The irony of having this power, could lead to the landlord sector being more regulated than the agent sector, who despite the finding of the Regulation of Property Agents, (RoPA) are still unregulated.
What is also clear is that where the main areas of complaints will emerge will be repair obligations. This will be reinforced if the decent homes standard is adopted.
This will bring in qualitative standards into play as well as safety and whilst this gives an ombudsman the ideal scope to play a huge role in resolution, the ultimate enforcement of the regulations will be outside of their powers as currently local authorities and the Health and Safety Executive hold these powers.
One solution for this is for the ombudsman to engage with private resolution between the parties in the first instance and seek a mutual and early resolution to disputes. If the parties cannot agree or the landlord fails to comply, the matter is referred to the local authority for compliance and enforcement action.

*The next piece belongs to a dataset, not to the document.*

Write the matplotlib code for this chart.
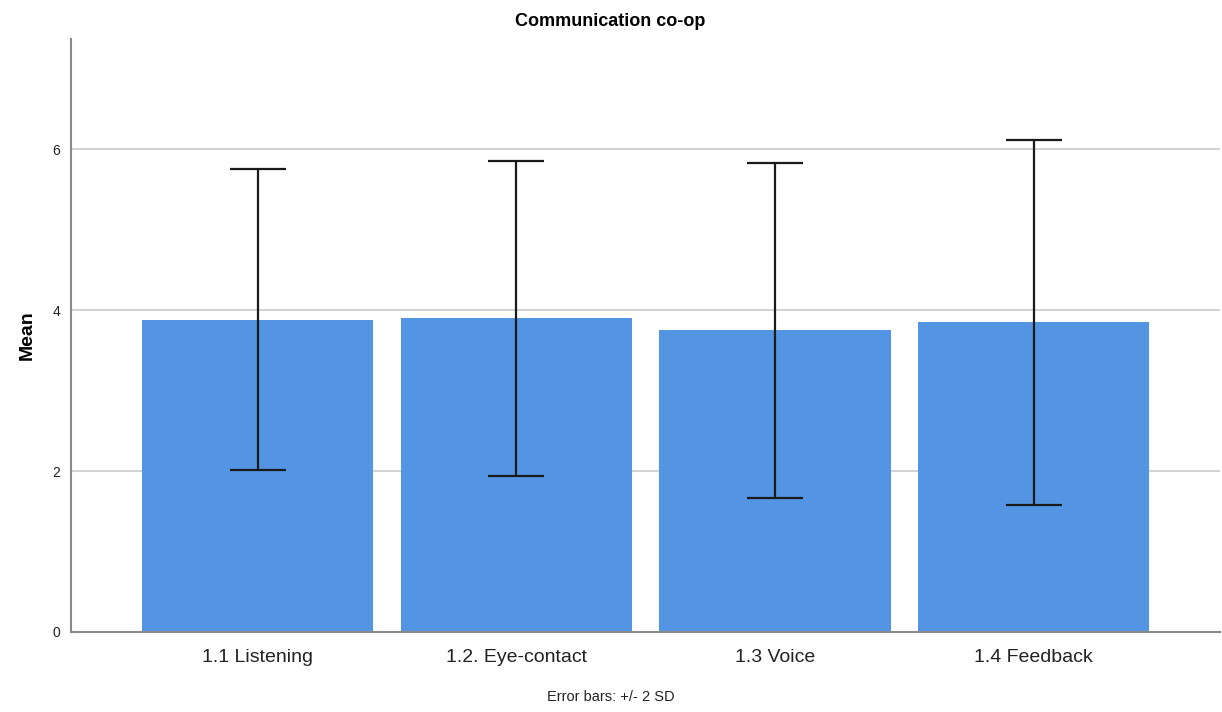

Local authorities should also be empowered to instigate rent repayment orders and even prohibition of landlords operating.
The ombudsman will have to balance their role as an intermediary, using tools such as mediation or facilitated negotiation with more formal powers of adjudication and arbitration, which will need to have legal status to be binding.
A vast majority of cases will remain anonymous as trust will be essential between the parties for progressive resolution to be achieved. This is why we don’t believe that decisions - other than extreme cases - should be made public.
The objective will be to raise standards but equally in trying to make the environment hostile for the rogues and criminal elements. The powers of the ombudsman can be wide and embracing but must be tempered with building an environment of trust and mutual interest between tenants and their landlords.
It will be interesting to see what the committee makes of the above and whether they make any recommendations to the proposals.